Because of this, the demand curve in this market is more elastic than that of the monopoly but less elastic than that of perfect competition, because the products are differentiated from its contenders (McConnell & Brue, 2008). The most convenient strategy is not in the pricing but in the stimulation of demand in order to obtain a larger market share by introducing improved technology and investing in advertising; such as in the case of Quasar computers where their best move was to invest in the creation of a new version of Neutron, the Ceres computer.
Advertising funds must be strategically allocated bearing in mind that the older products will have reached their demand peak by the time a new product is introduced in the market. For Quasar computers investing additional advertising funds in Neutron would have not helped them increase their market share as that product already had ample competition, but investing in Ceres gave them the chance to widen their market share (University of Phoenix, 2002). In a perfect competition market sellers cannot influence the price at which their product is sold; price is determined by the market itself.
Buyers take the price as given and no seller should sell his or her product above the market price as he would encounter a noticeable loss in market share. Non-pricing strategies are actually the only way to increase profits in this type of market. The focal area is cost control and the investment in process improvement initiatives as this will allow for sellers to maximize their profits. This is a continuous effort as competitors will soon follow, work with their cost savings as well, and cause a drop in market prices.
When Quasar entered the perfect competition market they were able to make some profits due to the implementation of a cost saving initiative but this had to be a continuous one in order to be able to enjoy long term results (University of Phoenix, 2002). Roles of Technology, Research and Development Within the different market types it is usually more feasible for a monopoly player to acquire the best technology available to produce its goods while competitors in other types of markets sometimes don’t have the necessary capital to acquire the best available technology.

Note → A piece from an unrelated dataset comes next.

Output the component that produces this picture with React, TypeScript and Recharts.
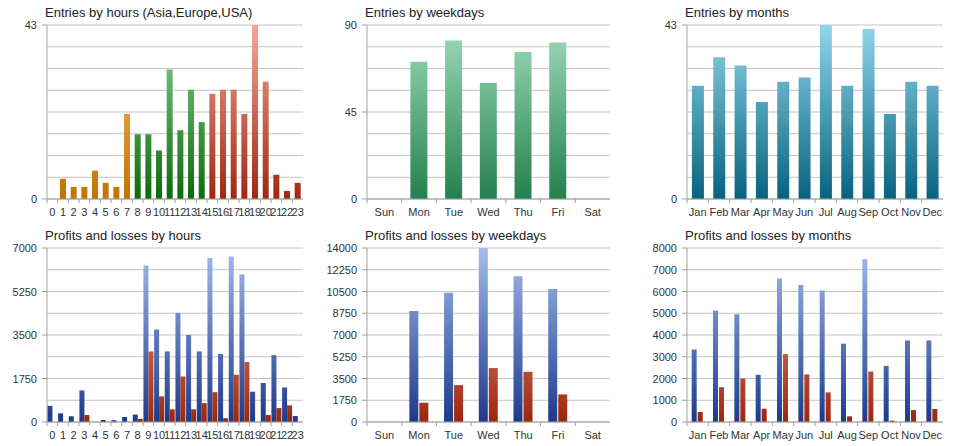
import React from 'react';
import { BarChart, Bar, XAxis, YAxis, CartesianGrid, Cell } from 'recharts';

const hours = ['0', '1', '2', '3', '4', '5', '6', '7', '8', '9', '10', '11', '12', '13', '14', '15', '16', '17', '18', '19', '20', '21', '22', '23'];
const hourSessions = [
  'asia', 'asia', 'asia', 'asia', 'asia', 'asia', 'asia', 'asia',
  'europe', 'europe', 'europe', 'europe', 'europe', 'europe', 'europe',
  'usa', 'usa', 'usa', 'usa', 'usa', 'usa', 'usa', 'usa', 'usa',
];
const hourEntries = [0, 5, 3, 3, 7, 4, 3, 21, 16, 16, 12, 32, 17, 27, 19, 26, 27, 27, 21, 43, 29, 6, 2, 4];
const hourProfits = [650, 350, 230, 1270, 0, 80, 70, 200, 300, 6300, 3720, 2840, 4390, 3500, 2840, 6600, 2740, 6660, 5930, 1220, 1570, 2690, 1390, 240];
const hourLosses = [0, 0, 0, 280, 0, 0, 0, 0, 120, 2840, 1030, 510, 1830, 510, 760, 1200, 150, 1900, 2410, 0, 280, 560, 670, 0];

const weekdays = ['Sun', 'Mon', 'Tue', 'Wed', 'Thu', 'Fri', 'Sat'];
const weekdayEntries = [0, 71, 82, 60, 76, 81, 0];
const weekdayProfits = [0, 8940, 10390, 14000, 11730, 10710, 0];
const weekdayLosses = [0, 1550, 2970, 4340, 4040, 2220, 0];

const months = ['Jan', 'Feb', 'Mar', 'Apr', 'May', 'Jun', 'Jul', 'Aug', 'Sep', 'Oct', 'Nov', 'Dec'];
const monthEntries = [28, 35, 33, 24, 29, 30, 43, 28, 42, 21, 29, 28];
const monthProfits = [3330, 5120, 4950, 2170, 6600, 6300, 6050, 3600, 7480, 2580, 3750, 3750];
const monthLosses = [460, 1600, 2000, 610, 3120, 2190, 1360, 260, 2320, 60, 550, 600];

const hourEntryLabels = [0, 43];
const weekdayEntryLabels = [0, 45, 90];
const monthEntryLabels = [0, 43];
const hourProfitLabels = [0, 1750, 3500, 5250, 7000];
const weekdayProfitLabels = [0, 1750, 3500, 5250, 7000, 8750, 10500, 12250, 14000];
const monthProfitLabels = [0, 1000, 2000, 3000, 4000, 5000, 6000, 7000, 8000];

const FONT = '"Liberation Sans", Arial, sans-serif';
const W = 320;
const H = 223;
const TOP = 25;
const BOTTOM = 199;
const AXIS_W = 47;

const steps = (max: number, n: number) => Array.from({ length: n + 1 }, (_, i) => (max * i) / n);

interface Grad {
  id: string;
  top: string;
  bottom: string;
}

interface PanelProps {
  left: number;
  top: number;
  title: string;
  rows: Record<string, any>[];
  max: number;
  divisions: number;
  labels: number[];
  right: number;
  gap: string;
  barGap?: number;
  grads: Grad[];
  keys: { key: string; fill: string }[];
  cellFill?: (row: Record<string, any>) => string;
}

function YTick(props: any) {
  const { x, y, payload, labels } = props;
  if (!labels.includes(payload.value)) return <g />;
  return (
    <g>
      <line x1={x + 5} x2={x + 10} y1={y} y2={y} stroke="#a0a0a0" />
      <text x={x} y={y} dy={4} textAnchor="end" fontSize={11} fontFamily={FONT} fill="#333">
        {payload.value}
      </text>
    </g>
  );
}

function XTick(props: any) {
  const { x, y, payload, band } = props;
  return (
    <g>
      <line x1={x - band / 2} x2={x - band / 2} y1={BOTTOM} y2={BOTTOM + 4} stroke="#a0a0a0" />
      <text x={x} y={y} dy="0.71em" textAnchor="middle" fontSize={11} fontFamily={FONT} fill="#333">
        {payload.value}
      </text>
    </g>
  );
}

function Panel({ left, top, title, rows, max, divisions, labels, right, gap, barGap = 0, grads, keys, cellFill }: PanelProps) {
  const band = (W - AXIS_W - right) / rows.length;
  return (
    <div style={{ position: 'absolute', left, top, width: W, height: H }}>
      <BarChart
        width={W}
        height={H}
        data={rows}
        margin={{ top: TOP, right, bottom: 4, left: 0 }}
        barCategoryGap={gap}
        barGap={barGap}
      >
        <defs>
          {grads.map(g => (
            <linearGradient key={g.id} id={g.id} gradientUnits="userSpaceOnUse" x1={0} y1={TOP} x2={0} y2={BOTTOM}>
              <stop offset="0%" stopColor={g.top} />
              <stop offset="100%" stopColor={g.bottom} />
            </linearGradient>
          ))}
        </defs>
        <CartesianGrid vertical={false} stroke="#c4c4c4" />
        <XAxis
          dataKey="name"
          height={20}
          interval={0}
          tickLine={false}
          tickSize={4}
          tickMargin={5}
          axisLine={{ stroke: '#a0a0a0' }}
          tick={(p: any) => <XTick {...p} band={band} />}
        />
        <YAxis
          width={AXIS_W}
          type="number"
          domain={[0, max]}
          ticks={steps(max, divisions)}
          interval={0}
          tickLine={false}
          tickSize={5}
          tickMargin={5}
          axisLine={{ stroke: '#a0a0a0' }}
          tick={(p: any) => <YTick {...p} labels={labels} />}
        />
        {keys.map(k => (
          <Bar key={k.key} dataKey={k.key} fill={k.fill} isAnimationActive={false}>
            {cellFill && rows.map((r, i) => <Cell key={i} fill={cellFill(r)} />)}
          </Bar>
        ))}
      </BarChart>
      <div
        style={{
          position: 'absolute',
          left: 45,
          top: 5,
          fontFamily: FONT,
          fontSize: 13,
          lineHeight: '15px',
          color: '#222',
          whiteSpace: 'nowrap',
        }}
      >
        {title}
      </div>
    </div>
  );
}

const sessionGrad: Record<string, string> = {
  asia: 'url(#gAsia)',
  europe: 'url(#gEurope)',
  usa: 'url(#gUsa)',
};

export default function App() {
  const hourEntryRows = hours.map((h, i) => ({ name: h, v: hourEntries[i], session: hourSessions[i] }));
  const weekdayEntryRows = weekdays.map((d, i) => ({ name: d, v: weekdayEntries[i] }));
  const monthEntryRows = months.map((m, i) => ({ name: m, v: monthEntries[i] }));
  const hourPlRows = hours.map((h, i) => ({ name: h, p: hourProfits[i], l: hourLosses[i] }));
  const weekdayPlRows = weekdays.map((d, i) => ({ name: d, p: weekdayProfits[i], l: weekdayLosses[i] }));
  const monthPlRows = months.map((m, i) => ({ name: m, p: monthProfits[i], l: monthLosses[i] }));

  return (
    <div style={{ position: 'absolute', left: 0, top: 0, width: 960, height: 446, background: '#fff', overflow: 'hidden' }}>
      <Panel
        left={0}
        top={0}
        title="Entries by hours (Asia,Europe,USA)"
        rows={hourEntryRows}
        max={43}
        divisions={8}
        labels={hourEntryLabels}
        right={17}
        gap="22%"
        grads={[
          { id: 'gAsia', top: '#f4c47a', bottom: '#c07400' },
          { id: 'gEurope', top: '#92d492', bottom: '#0a6c0a' },
          { id: 'gUsa', top: '#f4a898', bottom: '#a02810' },
        ]}
        keys={[{ key: 'v', fill: 'url(#gUsa)' }]}
        cellFill={r => sessionGrad[r.session]}
      />
      <Panel
        left={320}
        top={0}
        title="Entries by weekdays"
        rows={weekdayEntryRows}
        max={90}
        divisions={8}
        labels={weekdayEntryLabels}
        right={30}
        gap="25%"
        grads={[{ id: 'gWeek', top: '#9edcba', bottom: '#24804e' }]}
        keys={[{ key: 'v', fill: 'url(#gWeek)' }]}
      />
      <Panel
        left={640}
        top={0}
        title="Entries by months"
        rows={monthEntryRows}
        max={43}
        divisions={8}
        labels={monthEntryLabels}
        right={17}
        gap="23%"
        grads={[{ id: 'gMonth', top: '#90d6ec', bottom: '#08627e' }]}
        keys={[{ key: 'v', fill: 'url(#gMonth)' }]}
      />
      <Panel
        left={0}
        top={223}
        title="Profits and losses by hours"
        rows={hourPlRows}
        max={7000}
        divisions={8}
        labels={hourProfitLabels}
        right={17}
        gap="4%"
        barGap={0}
        grads={[
          { id: 'gBlueH', top: '#a4bcec', bottom: '#1c3a8a' },
          { id: 'gRedH', top: '#f4a890', bottom: '#9c2610' },
        ]}
        keys={[
          { key: 'p', fill: 'url(#gBlueH)' },
          { key: 'l', fill: 'url(#gRedH)' },
        ]}
      />
      <Panel
        left={320}
        top={223}
        title="Profits and losses by weekdays"
        rows={weekdayPlRows}
        max={14000}
        divisions={8}
        labels={weekdayProfitLabels}
        right={30}
        gap="22%"
        barGap={1}
        grads={[
          { id: 'gBlueW', top: '#a4bcec', bottom: '#1c3a8a' },
          { id: 'gRedW', top: '#f4a890', bottom: '#9c2610' },
        ]}
        keys={[
          { key: 'p', fill: 'url(#gBlueW)' },
          { key: 'l', fill: 'url(#gRedW)' },
        ]}
      />
      <Panel
        left={640}
        top={223}
        title="Profits and losses by months"
        rows={monthPlRows}
        max={8000}
        divisions={8}
        labels={monthProfitLabels}
        right={17}
        gap="22%"
        barGap={1}
        grads={[
          { id: 'gBlueM', top: '#a4bcec', bottom: '#1c3a8a' },
          { id: 'gRedM', top: '#f4a890', bottom: '#9c2610' },
        ]}
        keys={[
          { key: 'p', fill: 'url(#gBlueM)' },
          { key: 'l', fill: 'url(#gRedM)' },
        ]}
      />
    </div>
  );
}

Therefore, monopoly players may sometimes produce goods at a lower cost than smaller firms competing in markets such as monopolistic competition. Although monopolies may have the funds, they also have less incentive to invest in the research and development of technology than the competitive markets. Monopolies already have the dominant market share that they need but for a monopolistic or a perfect competition investing in the development of technology is crucial to subsist.
Oligopolies usually have the funds to invest in research and development of technology and they also have the need to do so. The natural way to avoid the damaging price battles yet remain a market leader and increase profits is to invest in research and development of technology. Innovation throughout all types of markets is a great strategy to lead the market. For Quasar to enter a different type of market and explore a new product turned out to be a profitable, innovative decision.
Conclusion The market structures simulation exemplifies the contrasts of decision making within the different market structures of monopoly, oligopoly, monopolistic competition, and perfect competition. The decision of what is the best approach regarding pricing and non-pricing strategies will depend on the type of market under study. Raising price rates is not always the correct approach. When costs have already been reduced to their lowest point and sales are tough to find, implementing a better pricing strategy is vital to stay at the top of the game.